TASK TO COMPLETE. Could the lines from the start of the data through the line with "const rows = wasteland.map((w, i)" be set down exactly, with no pictures among them?

══════

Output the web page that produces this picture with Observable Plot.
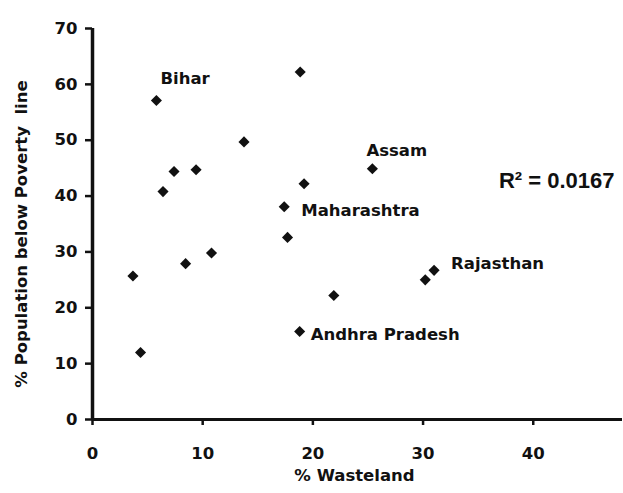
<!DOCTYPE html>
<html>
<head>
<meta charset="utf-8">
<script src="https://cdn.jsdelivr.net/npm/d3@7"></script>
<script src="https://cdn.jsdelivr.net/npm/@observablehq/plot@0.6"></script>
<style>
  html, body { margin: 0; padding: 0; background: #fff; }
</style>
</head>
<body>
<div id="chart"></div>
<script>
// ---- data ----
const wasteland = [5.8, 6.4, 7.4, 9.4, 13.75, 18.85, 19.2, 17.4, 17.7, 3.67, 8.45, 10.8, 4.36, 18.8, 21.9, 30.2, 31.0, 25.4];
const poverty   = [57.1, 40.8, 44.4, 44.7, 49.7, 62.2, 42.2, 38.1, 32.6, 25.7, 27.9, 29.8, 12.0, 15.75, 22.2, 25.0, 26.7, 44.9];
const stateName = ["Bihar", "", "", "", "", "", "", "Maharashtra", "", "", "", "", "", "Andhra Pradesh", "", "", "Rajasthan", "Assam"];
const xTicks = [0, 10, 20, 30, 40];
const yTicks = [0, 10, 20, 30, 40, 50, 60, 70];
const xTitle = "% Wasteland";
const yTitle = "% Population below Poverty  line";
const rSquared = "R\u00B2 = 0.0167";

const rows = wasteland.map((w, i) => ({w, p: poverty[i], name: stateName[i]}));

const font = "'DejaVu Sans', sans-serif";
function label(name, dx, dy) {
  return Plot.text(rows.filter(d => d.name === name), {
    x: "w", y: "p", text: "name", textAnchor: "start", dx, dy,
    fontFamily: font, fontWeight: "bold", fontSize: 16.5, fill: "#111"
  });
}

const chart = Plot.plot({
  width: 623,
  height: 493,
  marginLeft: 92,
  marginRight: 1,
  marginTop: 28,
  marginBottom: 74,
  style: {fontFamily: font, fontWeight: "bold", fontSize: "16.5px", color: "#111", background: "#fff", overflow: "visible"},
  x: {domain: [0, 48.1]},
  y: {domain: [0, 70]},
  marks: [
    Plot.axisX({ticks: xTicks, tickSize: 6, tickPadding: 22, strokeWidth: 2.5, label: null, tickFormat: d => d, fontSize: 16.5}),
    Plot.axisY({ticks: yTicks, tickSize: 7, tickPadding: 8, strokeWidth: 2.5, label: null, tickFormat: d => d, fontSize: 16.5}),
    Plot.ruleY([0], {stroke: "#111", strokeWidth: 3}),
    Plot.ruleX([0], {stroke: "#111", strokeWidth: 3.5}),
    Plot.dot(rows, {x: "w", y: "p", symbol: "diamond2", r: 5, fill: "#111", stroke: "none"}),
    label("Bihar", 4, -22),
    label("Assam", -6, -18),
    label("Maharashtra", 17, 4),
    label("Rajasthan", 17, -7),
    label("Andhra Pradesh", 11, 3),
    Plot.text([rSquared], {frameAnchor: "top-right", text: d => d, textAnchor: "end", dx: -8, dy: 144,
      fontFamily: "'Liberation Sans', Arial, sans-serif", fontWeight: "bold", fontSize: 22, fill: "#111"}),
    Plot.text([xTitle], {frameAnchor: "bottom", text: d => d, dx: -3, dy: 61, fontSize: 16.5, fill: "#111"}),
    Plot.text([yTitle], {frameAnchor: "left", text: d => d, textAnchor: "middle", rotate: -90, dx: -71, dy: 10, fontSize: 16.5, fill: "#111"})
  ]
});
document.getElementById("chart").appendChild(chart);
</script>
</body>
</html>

══════

OUTPUT OF THE TASK.
Output the web page that produces this picture with Observable Plot.
<!DOCTYPE html>
<html>
<head>
<meta charset="utf-8">
<script src="https://cdn.jsdelivr.net/npm/d3@7"></script>
<script src="https://cdn.jsdelivr.net/npm/@observablehq/plot@0.6"></script>
<style>
  html, body { margin: 0; padding: 0; background: #fff; }
</style>
</head>
<body>
<div id="chart"></div>
<script>
// ---- data ----
const wasteland = [5.8, 6.4, 7.4, 9.4, 13.75, 18.85, 19.2, 17.4, 17.7, 3.67, 8.45, 10.8, 4.36, 18.8, 21.9, 30.2, 31.0, 25.4];
const poverty   = [57.1, 40.8, 44.4, 44.7, 49.7, 62.2, 42.2, 38.1, 32.6, 25.7, 27.9, 29.8, 12.0, 15.75, 22.2, 25.0, 26.7, 44.9];
const stateName = ["Bihar", "", "", "", "", "", "", "Maharashtra", "", "", "", "", "", "Andhra Pradesh", "", "", "Rajasthan", "Assam"];
const xTicks = [0, 10, 20, 30, 40];
const yTicks = [0, 10, 20, 30, 40, 50, 60, 70];
const xTitle = "% Wasteland";
const yTitle = "% Population below Poverty  line";
const rSquared = "R\u00B2 = 0.0167";

const rows = wasteland.map((w, i) => ({w, p: poverty[i], name: stateName[i]}));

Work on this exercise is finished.